Playing with the Reds Midwest Scout Team in Florida during the fall, Lidge hit a home run in front of his future college coach, Mik Aoki. But true to his character, he didn't feel the need to boast.
"A typical kid might say, 'Coach, you wouldn't believe this home run I hit,'" Wire said. "I didn't even know anything about it until a couple of scouts told me about it.
"He is so humble."
Lidge comes from a family full of baseball -- his cousin is ex-big league closer Brad Lidge -- and his parents Chris and Peggy have been supportive from the moment he started playing as a youngster.
Baseball is the only sport he's played throughout high school, and he wouldn't have it any other way.
During the summer, Lidge played Monday through Thursday with the legion team and spent the weekends traveling around to tournaments.
Playing baseball every day as a catcher is no easy feat, and Lidge credits his older brother Mike, a strength and conditioning coach in the San Francisco Giants organization, with developing his overall strength and endurance.
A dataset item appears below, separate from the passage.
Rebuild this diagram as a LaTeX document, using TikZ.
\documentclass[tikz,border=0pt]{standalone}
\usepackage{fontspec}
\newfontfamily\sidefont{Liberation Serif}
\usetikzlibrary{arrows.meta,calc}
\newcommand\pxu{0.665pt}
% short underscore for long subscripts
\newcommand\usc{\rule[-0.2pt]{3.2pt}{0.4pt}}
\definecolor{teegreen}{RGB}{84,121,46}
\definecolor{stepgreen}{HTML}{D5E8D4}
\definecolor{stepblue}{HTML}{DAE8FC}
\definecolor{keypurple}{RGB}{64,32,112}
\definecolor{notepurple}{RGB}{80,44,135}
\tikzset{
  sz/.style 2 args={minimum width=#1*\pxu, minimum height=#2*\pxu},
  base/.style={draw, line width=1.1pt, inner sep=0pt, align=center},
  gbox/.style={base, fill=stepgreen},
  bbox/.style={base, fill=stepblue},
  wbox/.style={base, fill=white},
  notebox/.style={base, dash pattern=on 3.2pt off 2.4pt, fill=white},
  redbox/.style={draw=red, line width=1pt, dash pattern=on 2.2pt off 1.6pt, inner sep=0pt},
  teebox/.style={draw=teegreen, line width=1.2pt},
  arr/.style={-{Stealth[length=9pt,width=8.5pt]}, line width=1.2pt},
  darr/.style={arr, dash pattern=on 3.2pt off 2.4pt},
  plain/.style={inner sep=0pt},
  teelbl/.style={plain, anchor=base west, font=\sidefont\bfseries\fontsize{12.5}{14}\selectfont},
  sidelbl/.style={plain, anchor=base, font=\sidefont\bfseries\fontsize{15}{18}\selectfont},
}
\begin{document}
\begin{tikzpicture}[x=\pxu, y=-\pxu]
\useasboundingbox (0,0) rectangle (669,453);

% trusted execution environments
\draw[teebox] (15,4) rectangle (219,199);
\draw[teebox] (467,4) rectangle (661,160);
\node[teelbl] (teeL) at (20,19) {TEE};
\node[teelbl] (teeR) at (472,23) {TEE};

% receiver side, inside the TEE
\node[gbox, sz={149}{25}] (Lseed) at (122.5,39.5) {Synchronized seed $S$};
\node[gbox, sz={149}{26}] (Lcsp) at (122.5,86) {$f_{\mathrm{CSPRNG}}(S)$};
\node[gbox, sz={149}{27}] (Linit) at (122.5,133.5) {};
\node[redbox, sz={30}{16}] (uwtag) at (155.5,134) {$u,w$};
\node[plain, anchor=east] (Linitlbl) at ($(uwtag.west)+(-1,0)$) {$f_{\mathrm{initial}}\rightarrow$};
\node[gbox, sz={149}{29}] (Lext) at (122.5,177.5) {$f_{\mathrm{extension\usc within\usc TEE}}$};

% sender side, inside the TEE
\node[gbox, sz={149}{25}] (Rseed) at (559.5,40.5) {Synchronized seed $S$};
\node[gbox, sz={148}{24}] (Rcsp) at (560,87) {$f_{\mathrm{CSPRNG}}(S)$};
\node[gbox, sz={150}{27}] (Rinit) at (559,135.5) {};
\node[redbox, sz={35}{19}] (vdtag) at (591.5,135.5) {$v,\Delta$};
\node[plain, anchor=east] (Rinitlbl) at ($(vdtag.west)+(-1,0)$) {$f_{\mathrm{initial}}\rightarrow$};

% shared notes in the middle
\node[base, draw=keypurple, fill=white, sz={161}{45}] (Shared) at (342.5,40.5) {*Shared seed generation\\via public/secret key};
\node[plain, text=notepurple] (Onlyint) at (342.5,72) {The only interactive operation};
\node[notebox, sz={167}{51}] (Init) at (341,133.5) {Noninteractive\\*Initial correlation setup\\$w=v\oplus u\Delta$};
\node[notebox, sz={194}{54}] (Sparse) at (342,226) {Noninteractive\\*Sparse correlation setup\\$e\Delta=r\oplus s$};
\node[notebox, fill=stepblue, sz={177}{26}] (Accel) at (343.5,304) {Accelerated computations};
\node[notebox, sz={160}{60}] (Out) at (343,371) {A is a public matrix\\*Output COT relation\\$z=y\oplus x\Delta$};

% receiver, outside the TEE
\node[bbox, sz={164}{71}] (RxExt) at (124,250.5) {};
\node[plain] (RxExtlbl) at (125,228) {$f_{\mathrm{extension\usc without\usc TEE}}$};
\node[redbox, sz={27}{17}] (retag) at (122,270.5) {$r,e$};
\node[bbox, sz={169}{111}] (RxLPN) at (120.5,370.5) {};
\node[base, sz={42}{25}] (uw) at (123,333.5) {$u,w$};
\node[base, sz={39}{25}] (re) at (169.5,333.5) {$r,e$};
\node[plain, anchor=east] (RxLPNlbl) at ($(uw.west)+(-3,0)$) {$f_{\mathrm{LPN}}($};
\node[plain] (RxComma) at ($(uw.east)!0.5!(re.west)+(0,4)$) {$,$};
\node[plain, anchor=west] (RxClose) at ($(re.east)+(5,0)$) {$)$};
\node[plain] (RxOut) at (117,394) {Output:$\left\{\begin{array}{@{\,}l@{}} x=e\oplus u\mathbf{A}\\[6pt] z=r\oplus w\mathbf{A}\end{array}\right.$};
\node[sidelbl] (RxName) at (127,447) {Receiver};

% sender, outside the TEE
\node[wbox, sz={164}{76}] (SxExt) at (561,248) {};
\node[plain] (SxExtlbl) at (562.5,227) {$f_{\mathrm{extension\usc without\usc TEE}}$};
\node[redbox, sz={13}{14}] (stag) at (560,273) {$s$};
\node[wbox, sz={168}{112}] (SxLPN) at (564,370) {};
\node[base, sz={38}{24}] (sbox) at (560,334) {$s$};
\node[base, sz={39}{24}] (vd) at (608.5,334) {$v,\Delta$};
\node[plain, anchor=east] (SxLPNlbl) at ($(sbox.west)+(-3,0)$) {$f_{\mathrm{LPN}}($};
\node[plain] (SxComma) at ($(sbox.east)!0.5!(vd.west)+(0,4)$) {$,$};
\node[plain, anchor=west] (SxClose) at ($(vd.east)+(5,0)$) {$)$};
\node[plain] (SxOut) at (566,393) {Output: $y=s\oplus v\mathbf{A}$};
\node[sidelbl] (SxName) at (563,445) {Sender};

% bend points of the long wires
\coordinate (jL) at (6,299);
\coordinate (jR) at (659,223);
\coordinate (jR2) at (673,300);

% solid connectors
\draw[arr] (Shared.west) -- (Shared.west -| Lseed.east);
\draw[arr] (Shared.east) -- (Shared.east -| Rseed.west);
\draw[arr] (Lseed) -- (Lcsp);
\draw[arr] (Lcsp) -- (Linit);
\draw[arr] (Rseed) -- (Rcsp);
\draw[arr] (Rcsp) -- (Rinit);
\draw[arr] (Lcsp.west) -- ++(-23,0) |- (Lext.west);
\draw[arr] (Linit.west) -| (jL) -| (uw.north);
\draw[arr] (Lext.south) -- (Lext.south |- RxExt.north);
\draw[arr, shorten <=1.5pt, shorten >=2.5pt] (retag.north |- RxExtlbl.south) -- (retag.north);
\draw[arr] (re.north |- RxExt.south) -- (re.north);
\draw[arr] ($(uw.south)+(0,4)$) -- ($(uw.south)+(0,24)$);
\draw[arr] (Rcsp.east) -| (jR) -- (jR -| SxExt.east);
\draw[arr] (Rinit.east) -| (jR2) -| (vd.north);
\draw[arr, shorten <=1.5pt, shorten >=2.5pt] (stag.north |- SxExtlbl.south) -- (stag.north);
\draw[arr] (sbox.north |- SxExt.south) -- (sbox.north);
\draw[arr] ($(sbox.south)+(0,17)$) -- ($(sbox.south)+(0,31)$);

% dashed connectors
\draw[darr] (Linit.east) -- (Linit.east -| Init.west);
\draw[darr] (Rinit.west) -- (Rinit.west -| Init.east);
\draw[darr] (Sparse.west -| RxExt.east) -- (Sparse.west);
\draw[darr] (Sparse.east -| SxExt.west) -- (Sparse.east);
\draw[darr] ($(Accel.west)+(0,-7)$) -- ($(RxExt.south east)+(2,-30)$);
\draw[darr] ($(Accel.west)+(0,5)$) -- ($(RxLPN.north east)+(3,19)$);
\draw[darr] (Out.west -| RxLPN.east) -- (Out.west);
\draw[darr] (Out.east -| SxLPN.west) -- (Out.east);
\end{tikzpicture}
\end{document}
"With all of the stuff that's happening, you realize how blessed you are with your family, and how lucky you are to have those people in your life," Lidge said.
With his future brighter than ever, Lidge has his sights set on helping Barrington return to the success the program has experienced under former coaches Kirby Smith and Jim Hawrysko.
And it's the final year he'll get to play on the same team with fraternal twin brother Dylan, who Lidge calls "the hardest worker I'll ever know."
"This season isn't about proving myself or anyone else proving themselves," Lidge said. "It's about putting Barrington back on that 'I don't want to play them anymore' level. When you hear you're playing Barrington at Barrington, you don't want to go because you know you're going to have the hardest game of the year.
"I take pride in that Barrington has such a rich history."
Part of that history includes Dan Wilson, who played catcher in the major leagues for 14 seasons.
Recently, Wilson was the keynote speaker at a Barrington fundraiser. Naturally, Lidge was eager to pick Wilson's brain.
And someday, it's not inconceivable to see Lidge in that same role as Wilson.
"It's that legacy that he wants to leave," Wire said. "Who knows? Maybe 10 or 15 years from now, he is a guy who comes back as our keynote speaker."